Plusieurs camarades de Solidaires ont participé à ces journées qui marquaient le 10e anniversaire de l’association.
La 1ère journée a été consacrée à la lutte des irradiés des armes nucléaires, et tout particulièrement ceux de l’Île longue à Brest.
Jusqu’en 1996, les salariés de l’atelier pyrotechnique ont travaillé sur les têtes nucléaires des missiles, sans aucune protection, ni information sur les dangers des rayonnements de ces armes. À partir de 1996, c’est une très longue bataille qui va s’engager pour faire reconnaitre la nocivité des émissions des rayonnements neutroniques, ainsi que l’origine professionnelle des maladies développées par plusieurs salariés. D’un côté, il y a le comportement de la DCN (direction des constructions navales) qui s’est abrité derrière le secret défense pour masquer les incidents, accidents et risques sanitaires. De l’autre, la science officielle qui entretient des mensonges sur les effets de la radioactivité. Si trois types de cancers sont aujourd’hui reconnus comme maladie professionnelle, 23 le sont dans le cadre de la loi Morin d’indemnisation des vétérans des essais nucléaires. Aux États Unis, la liste de maladies professionnelles radio-induites comporte 27 localisations de cancer. Selon Annie Thébaud-Mony, une conclusion s’impose : « L’État français ne connaît que ce qu’il reconnaît. Et il ne reconnaît que très peu de maladies professionnelles radio induites chez les travailleurs du nucléaire militaire ou civil. » Une étude conduite par un chercheur de l’université de Bretagne est actuellement en cours pour connaitre les conditions d’exposition des anciens salariés de l’Île longue de Brest.
Autre temps fort de la journée, la présentation de l’expertise votée par le CHSCT suite à l’accident survenu à la centrale de Paluel (76) qui a mis en évidence les conséquences d’une sous-traitance généralisée à l’ingénierie. Selon Nicolas Spire, qui a réalisé l’expertise, avec la sous-traitance, il n’y a pas seulement transfert des risques mais aussi aggravation des risques ou création de risques.
La 2e journée a permis des échanges en ateliers qui devront être approfondis. On peut toutefois en tirer quelques éléments saillants : l’incertitude scientifique ne doit pas être un obstacle à l’action. Nous devons prendre le contrepied de fausses études épidémiologiques, remettre en cause les méthodes utilisées, déconstruire la représentation dominante.
Durant la 3e journée, s’est tenue l’assemblée générale de l’association, avec notamment un retour d’expériences des actions conduites par le cabinet d’avocats (TTLA) ; Me François Lafforgue est ainsi revenu sur les victoires en matière civile concernant l’amiante, les pesticides, les algues vertes et la pollution de l’air.
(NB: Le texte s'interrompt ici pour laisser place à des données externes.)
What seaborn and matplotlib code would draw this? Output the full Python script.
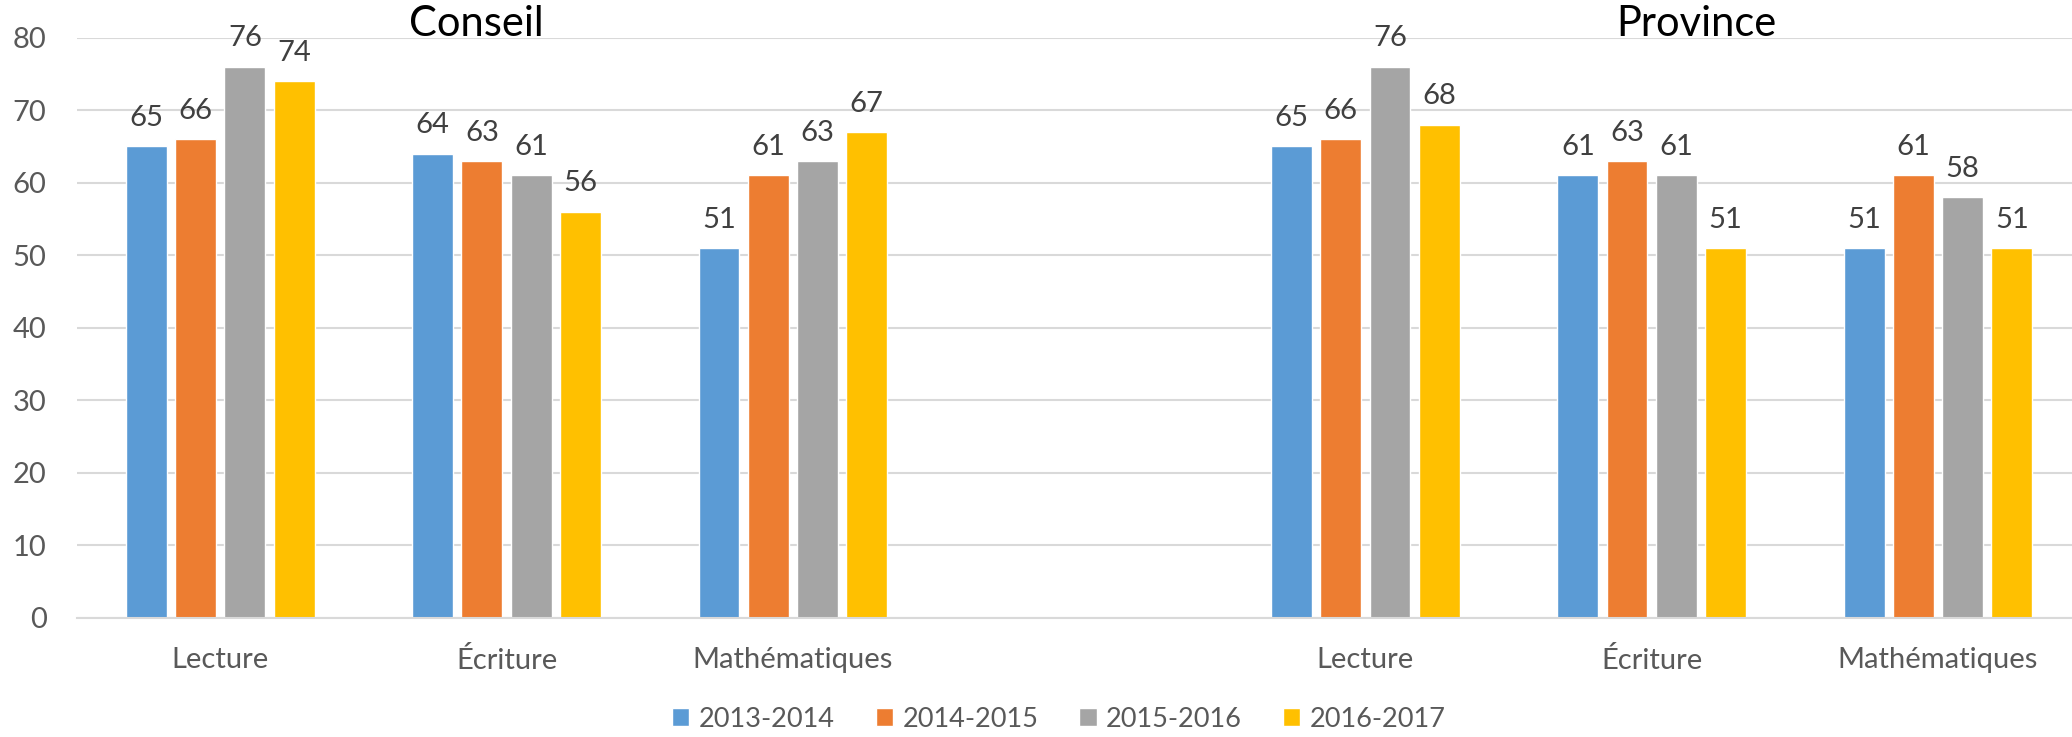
import matplotlib
matplotlib.use("Agg")
import matplotlib.pyplot as plt
import seaborn as sns
import pandas as pd

# ---- data ----
subjects = ["Lecture", "Écriture", "Mathématiques"]
years = ["2013-2014", "2014-2015", "2015-2016", "2016-2017"]
conseil_lecture = [65, 66, 76, 74]
conseil_ecriture = [64, 63, 61, 56]
conseil_maths = [51, 61, 63, 67]
province_lecture = [65, 66, 76, 68]
province_ecriture = [61, 63, 61, 51]
province_maths = [51, 61, 58, 51]
panel_titles = ["Conseil", "Province"]
colors = ["#5B9BD5", "#ED7D31", "#A5A5A5", "#FFC000"]

# slot keys: 3 Conseil categories, one empty spacer, 3 Province categories
slots = ["C-Lecture", "C-Écriture", "C-Mathématiques", "gap",
         "P-Lecture", "P-Écriture", "P-Mathématiques"]
slot_labels = subjects + [""] + subjects
series = {
    "C-Lecture": conseil_lecture, "C-Écriture": conseil_ecriture,
    "C-Mathématiques": conseil_maths,
    "P-Lecture": province_lecture, "P-Écriture": province_ecriture,
    "P-Mathématiques": province_maths,
}
rows = []
for slot, vals in series.items():
    for y, v in zip(years, vals):
        rows.append({"slot": slot, "year": y, "value": v})
df = pd.DataFrame(rows)

sns.set_theme(style="white")
plt.rcParams["font.family"] = ["Lato", "DejaVu Sans"]

fig = plt.figure(figsize=(20.72, 7.37), dpi=100)
ax = fig.add_axes([0.0372, 0.1615, 0.9672, 0.7875])

sns.barplot(data=df, x="slot", y="value", hue="year", order=slots,
            hue_order=years, palette=colors, width=0.688, gap=0.17,
            saturation=1, ax=ax, legend=True, errorbar=None)

for cont in ax.containers:
    ax.bar_label(cont, fmt="%d", padding=11, fontsize=21, color="#404040")

ax.set_ylim(0, 80)
ax.set_yticks(range(0, 81, 10))
ax.set_xlim(-0.5, len(slots) - 0.5)
ax.set_xticks(range(len(slots)))
ax.set_xticklabels(slot_labels)
ax.set_xlabel("")
ax.set_ylabel("")
ax.yaxis.grid(True, color="#D9D9D9", linewidth=1.5)
ax.set_axisbelow(True)
for s in ["left", "right", "top"]:
    ax.spines[s].set_visible(False)
ax.spines["bottom"].set_color("#D9D9D9")
ax.spines["bottom"].set_linewidth(1.5)
ax.tick_params(axis="y", labelsize=21, labelcolor="#595959", length=0, pad=22)
ax.tick_params(axis="x", labelsize=21, labelcolor="#595959", length=0, pad=21)

handles, labels = ax.get_legend_handles_labels()
ax.get_legend().remove()
leg = fig.legend(handles, labels, loc="center", bbox_to_anchor=(0.511, 0.024),
                 ncol=4, frameon=False, fontsize=19.5, handlelength=0.65,
                 handleheight=0.65, handletextpad=0.35, columnspacing=1.5)
for t in leg.get_texts():
    t.set_color("#595959")

fig.text(0.2297, 0.967, panel_titles[0], ha="center", va="center",
         fontsize=30, color="black")
fig.text(0.8185, 0.967, panel_titles[1], ha="center", va="center",
         fontsize=30, color="black")

fig.savefig("out.png", dpi=100)
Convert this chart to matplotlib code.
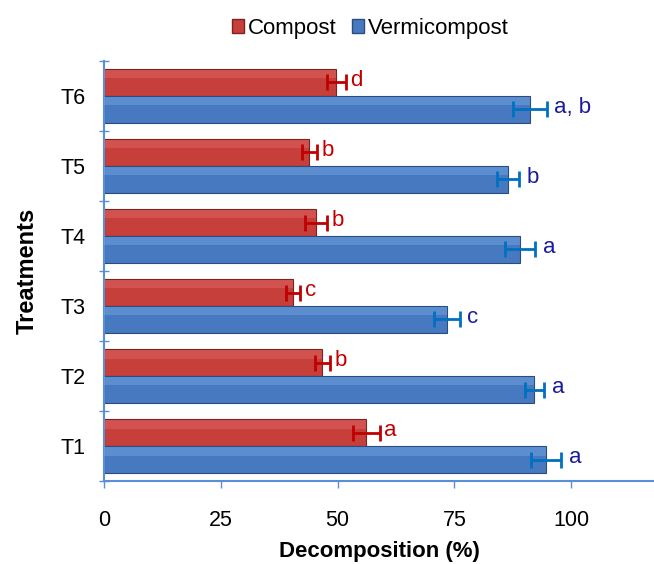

À contrario, il a souligné l’échec de la justice pénale sur ces questions.
Plusieurs autres affaires en cours ont été évoquées : le procès des ex-dirigeants de France Télécom, la première déclaration de maladie professionnelle en lien avec le chlordécone, le procès qui a débuté le 1er octobre pour mise en danger de la vie d’autrui de l’entreprise Saft (16) (exposition au Cadmium).
Inverser la charge de la preuve dans le cas des maladies professionnelles, montrer que ce n’est pas lié à l’exposition, arriver à produire des argumentaires pour aider les personnes privées de preuves, montrer les chaines de causalité est une ligne forte qui ressort de ces journées. Pourquoi effectivement la charge de la preuve qu’il n’y a pas de lien avec une exposition professionnelle n’incomberait pas à l’employeur comme dans les cas de harcèlement moral ou de l’accident du travail ? Un arrêt de la cour de justice de l’U.E. du 21 juin 2017 ouvre la voie à d’autres approches par les tribunaux. Dans cette affaire, la C.J.U.E. a considéré qu’ « en l’absence de consensus scientifique, le défaut d’un vaccin et le lien de causalité entre celui-ci et une maladie peuvent être prouvés par un faisceau d’indices graves, précis et constants. »
En conclusion, des journées passionnantes avec des personnes très investies en dépit des multiples obstacles. De plus, il est intéressant de signaler l’extension du réseau créé par l’association (un collectif sur les cancers des dockers est en cours de création) qui engrange des victoires juridiques.